Schließen sonach mit Beiträgen belegte Ausbildungszeiten die Anrechnung als Ausfallzeit aus, geht es entgegen der Meinung des LSG nicht an, diese Zeiten der Hochschulausbildung mit in die nach § 36 Abs 1 Satz 1 Nr 4b AVG festgelegte Höchstdauer von fünf Jahren einzubeziehen (aA Komm zur RVO Bd II, herausgegeben vom Verband deutscher Rentenversicherungsträger, Stand 1. Januar 1990, § 1259 Abschnitt 18.3; Komm zum AVG Koch/Hartmann, Stand April 1989, § 36 Abschnitt B 2.3.2). Die in § 36 AVG enthaltende Gesetzesdefinition deutet ersichtlich darauf hin, daß mit der Höchstdauer der Hochschulausbildung von fünf Jahren nur eine solche gemeint sein kann, die selbst Ausfallzeit ist. Nach dem Gesetzeswortlaut „Ausfallzeit iS des § 35 sind eine abgeschlossene Hochschulausbildung jedoch nur bis zur Höchstdauer von fünf Jahren” kann nur ein anrechnungsfähiger Ausfallzeittatbestand gemeint sein, der eine Begrenzung auf fünf Jahre erfahren soll. Dies entspricht gerade Sinn und Zweck der Vorschrift. Dieser geht, wie ausgeführt, dahin, einerseits für beitragsfreie Ausbildungszeiten einen Ausgleich zu schaffen und andererseits im Interesse der Versichertengemeinschaft eine übermäßige Belastung zu vermeiden. Bei einer Anrechnung der mit Pflichtbeiträgen belegten Ausbildungszeit auf die Höchstdauer der fünfjährigen Hochschulausbildung würde sich diese wohlausgewogene Interessenlage, die sowohl den Belangen der Versicherten wie auch der Versichertengemeinschaft Rechnung trägt, zu ungunsten des Versicherten verschieben. Dem Versicherten könnte nur eine kürzere Ausfallzeit der Rentenberechnung zugrunde gelegt werden. Andererseits würde die Versichertengemeinschaft von der Beitragsleistung des Versicherten profitieren, indem auf sie wegen der Reduzierung der Höchstdauer eine geringere als sonst übliche Belastung zukäme. Demzufolge entspricht es dem Willen des Gesetzgebers, wie er sich aus § 36 Abs 1 Satz 1 Nr 4b AVG erschließt, Zeiten der Hochschulausbildung dann zu verschieben, wenn sie teilweise mit Pflichtbeitragszeiten belegt sind und deswegen im Leistungsfall – wie ausgeführt – eine Anrechnung nicht stattfinden kann.

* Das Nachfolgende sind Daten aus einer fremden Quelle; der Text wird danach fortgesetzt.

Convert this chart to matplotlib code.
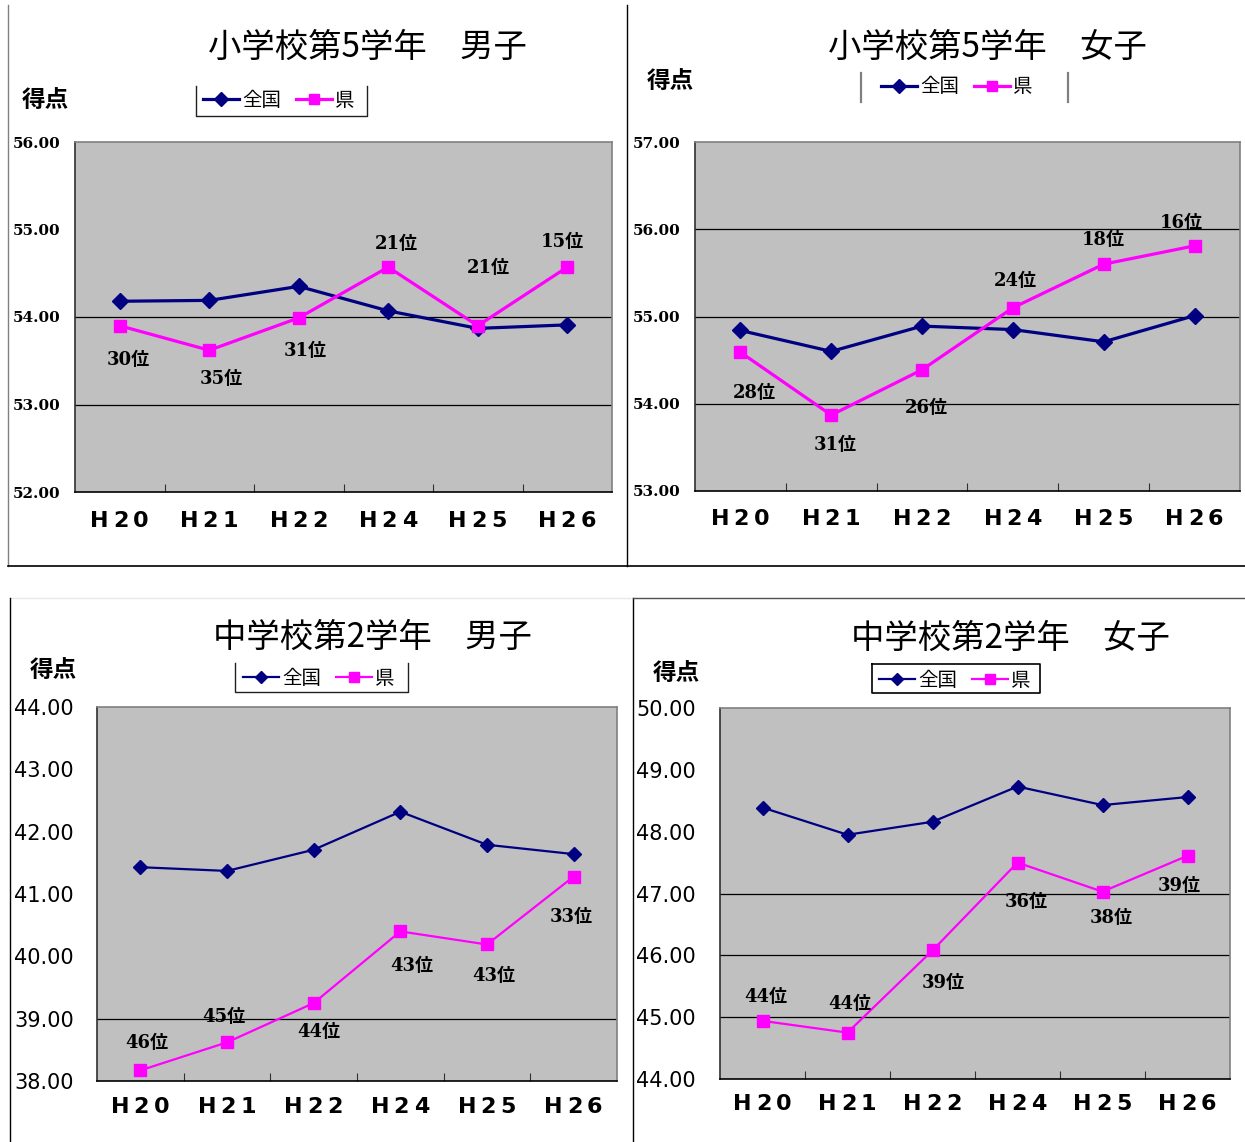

Der im Gegensatz hierzu vom – derzeit nicht mehr für die Rentenversicherung der Angestellten zuständigen – 11. Senat des BSG vertretenen Auffassung (Urteil vom 21. Februar 1985 – 11 RA 16/84 – = SozR 2200 § 1259 Nr 90), der Gesetzeswortlaut biete für eine solche Verschiebung keine Handhabe, fehlt eine überzeugende Begründung. Der 11. Senat schließt allerdings, ohne dies abschließend zu entscheiden, selbst nicht aus, daß mit „Zeiten einer Hochschulausbildung” auch diejenigen gemeint sein können, die als Ausfallzeit klassifiziert werden mit der Folge, daß Hochschulzeiten, die keine Ausfallzeiten darstellen, bei der als Ausfallzeit berücksichtigungsfähigen Hochschulausbildung auszuklammern wären. Gerade hierauf hebt der erkennende Senat ab.
Ebensowenig steht die Rechtsprechung des 11. Senats (Urteil vom 1. Februar 1972 – 11 RA 19/71 – = SozR Nr 43 zu § 1259 RVO) entgegen, wonach die Höchstdauer der Hochschulausbildung von fünf Jahren vom Beginn der Hochschulausbildung an zu berechnen ist. Diese Entscheidung ist im Einklang mit der Rechtsprechung des erkennenden Senats dahin zu interpretieren, daß nur die nicht mit Pflichtbeiträgen belegten Zeiten der Hochschulausbildung, die als Ausfallzeit zu werten sind, gemeint sein können. Dies bestätigt der 11. Senat mit Urteil vom 17. März 1964 – 11/1 RA 167/71 (BSGE 20, 251 = SozR Nr 9 zu Art 2 § 14 ArVNG) selbst, wenn er in bezug auf Art 2 § 14 ArVNG darauf verweist, daß in § 36 AVG nur die Anrechnungsfähigkeit der Ausfallzeit gemeint ist. Anrechnungsfähig kann die Hochschulausbildung aber nur sein, wenn sie selbst Ausfallzeit ist. Dann kann sich folgerichtig die Begrenzung der Höchstdauer auf fünf Jahre nur auf solche Hochschulzeiten beziehen, die als Ausfallzeit Anrechnung finden können.
Die Kostenentscheidung beruht auf § 193 SGG.